I am . . .

Dear Families,

This week, students in sixth grade adolescent issues classes began reading the book Jarvis Clutch Social Spy in which

the fictitious eighth-grader Jarvis Clutch offers insight and advice on the middle school social scene. Jarvis’s spy notes provide a bird’s eye view of the often challenging social experiences that middle school students encounter. The cornerstone of the book is the concept of social cognition, or your skills and ability in interacting with others. Through this lens of this concept, students examine the social challenges they face daily at school and at home (EPSBooks.com).

At the beginning of our reading, students did a reflection activity in which they explored personal strengths and challenges related to navigating the social dynamics of adolescence. Through this activity, we identified a set of challenges and students were surprised to realize that many of their concerns were also shared by their peers. Here the list we generated of social skills on which sixth graders want to work:

  • Not dominating or needing to be the boss
  • Having the image of myself that I want to have
  • Expressing my feelings accurately
  • Not being shy
  • Feeling better about the way I look
  • Watching my actions
  • Not reacting too strongly
  • Self-monitoring myself better
  • Being able to call a friend
  • Calling someone I don’t know well
  • Not talking for too long
  • Having a boyfriend/girlfriend
  • Having other kids respect me
  • Not talking so loud
  • Having a best friend
  • Being friends with more people
  • Being accepted by more groups

In fifth grade Adolescent Issues classes, we’ve been exploring the theme of “appearances” and how they play a role in the judgments that we often make about others. We explored how these appearances that are often reflected in clothing, physical appearance, mannerisms and ethnic, racial and religious indicators can result in impressions that prevent us from seeing the what we might share in common with another individual. We used a public service announcement produced after 9/11 to explore the power of these first impressions. Students watched the video without sound and recorded positive and negative impressions based only on what they were seeing. These impressions (e.g., “friendly,” “weird,” trustworthy,” “scary,” etc.) were then shared without attribution to the individual in the video. Students indicated that they would be more likely to want to be friends with the individuals they rated more positively. We discussed why this might be the case and then watched the video again this time with sound. The addition of the sound caused many student to reconsider their first impressions. This led to some interesting conversation about appearances, first impressions and the problems of passing judgment. We’ll return to these ideas in future classes.

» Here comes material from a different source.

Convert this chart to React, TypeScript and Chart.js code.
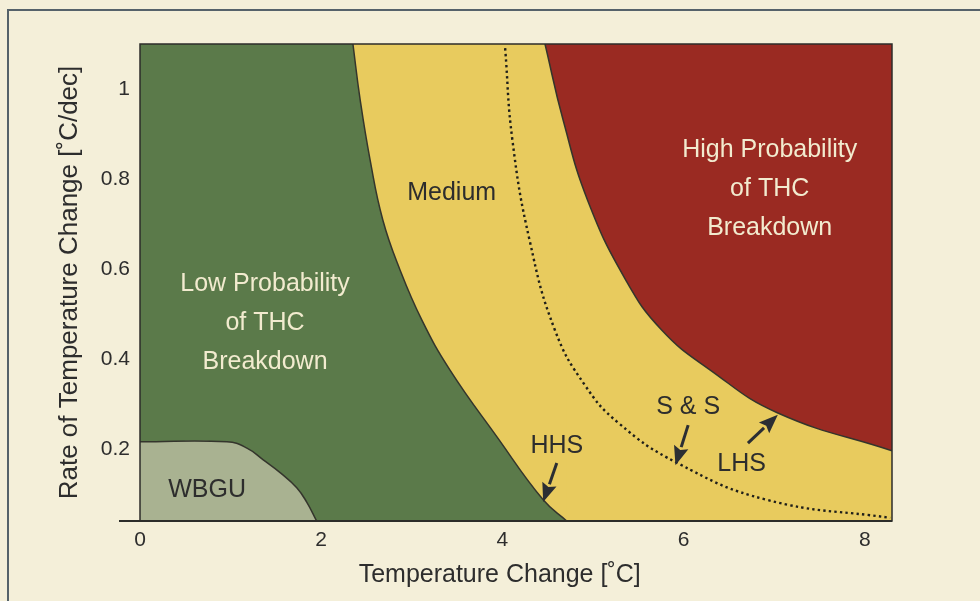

In both fifth and sixth grade classes, we also discussed the additional difficulties that students can face when their social experiences are negatively impacted not by particular social skills on which they can work to improve, but on core values or essential aspects of how they identify as individuals. When this happens, the role that a friend or classmate can play is of vital importance. These are instances where an individual who makes the choice to be an ally to a classmate in need can have a profound and lasting positive effect on the individual experiencing the difficulty and on the larger community. I end this week, with some thoughts from our Director of Diversity and Community Sandra “Chap” Chapman on “Ally Week,” which also took place this week:

Dear LREI Community,

Last year a small group of fifth and sixth grade students filled out a brief questionnaire about their perception of their peer’s feelings about LGBT (lesbian, gay, bisexual, transgender) people. They discovered that they AND their peers had positive and accepting views of LGBT people in their family and community. Joining these students were countless LREI faculty, administrators, and fours through twelfth graders wearing labels that read “I am a Good Friend,” “I am an Ally,” or “See Something, Say Something,” all in an effort to raise awareness of standing up for others and practicing our role as allies.

What exactly is an Ally? I find the work of the Reverend Andrea Ayvazian, ordained pastor in the United Church of Christ and anti-racism educator since 1985, answers this question.

An ally is a member of a dominant group in our society who works to dismantle any form of oppression from which she or he receives the benefit. Allied behavior means taking personal responsibility for the changes we know are needed in our society, and so often ignore or leave to others to deal with. Allied behavior is intentional, overt, consistent activity that challenges prevailing patterns of oppression, makes privileges that are so often invisible visible, and facilitates the empowerment of persons targeted by oppression.
— The Rev. Dr. Andrea Ayvazian from Interrupting the Cycle of Oppression: The Role of Allies as Agents of Chang
in From Fellowship, January-February 1995, pp, 7-10

This week marked the fourth year of GLSEN’s Ally Week. It was started by members of the Gay, Lesbian, Straight, Education Network’s Jump-Start National Student Leadership Team to celebrate allies committed to ensuring safe and effective schools for all and to encourage students to take action. During this past week, various people at LREI engaged in conversations with students about the importance of being a good friend, classmate, and citizen. The curriculum is rich with opportunities to raise awareness of unfairness and bias in our history as well as in today’s society, and then to discuss and develop strategies to support victims of any form of bias. This week, and every week, I invite you all to take a seat at the Ally table and continue these discussions with your children at home.

Thanks Chap. And I hope that your conversations at home find their way back to our LREI table as well.